When we got to Dallas, not as much. We had to delay landing, and getting off the plane because of delays ahead of us. When we got off the plane, Nicholas had a major diaper emergency. We scrambled to get him changed, and to get to the gate.
We were behind, and they were holding the plane for us. We made it just barely in time, but we made it. We were on a flight home to Nashville! I wanted to kiss the ground when we got there.
We got to introduce our family to Nicholas, and Nicholas to our family. We were able to walk into his nursery. Aunt Kim picked us up from the airport. When we got home, Pastor, Nona (Sis Alonna), and the kids met us at the house with balloons and surprises. We got to spend time with everyone over the next few days. Nicholas was home!
Since then, so many special things have happened, but I’ll skip ahead to a courthouse. The one where we walked in on November 5, 2019 to finalize the adoption!
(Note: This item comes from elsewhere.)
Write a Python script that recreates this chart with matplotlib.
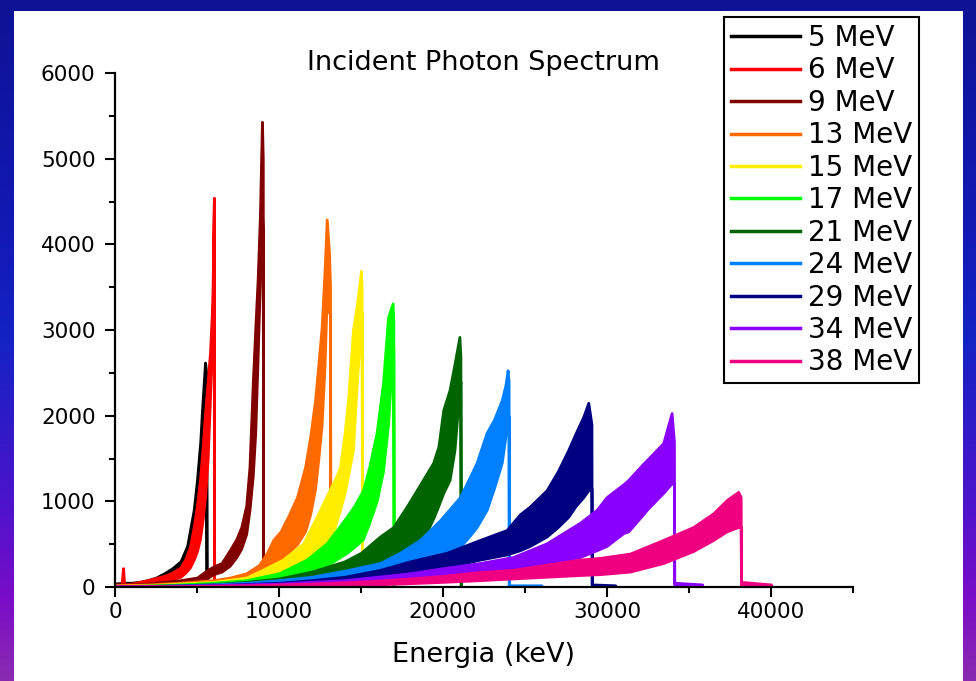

Everyone couldn’t be there in person, due to emergencies, but were always in our hearts. Our lawyer, Aunt Kim, Aunt Nikki, were there with Jeff, and Nancy.
All of us walked into the court room to finalize what God had wrapped up in His court room a long time before that. There are certain moments that define your life, walking in that room, was one of those moments. They sat Nicholas on a bench after the hearing. If we live to be 100, we’ll never forget the look of our son on that bench.
Our son, Nicholas Asher Pruitt, our son. A sentence that, the year before, was impossible, is now our reality. Tomorrow, we will walk inside the Sanctuary, stand before God, and dedicate our son Nicholas. This is our possible, this is miraculous, because of Jesus, this is Christmas!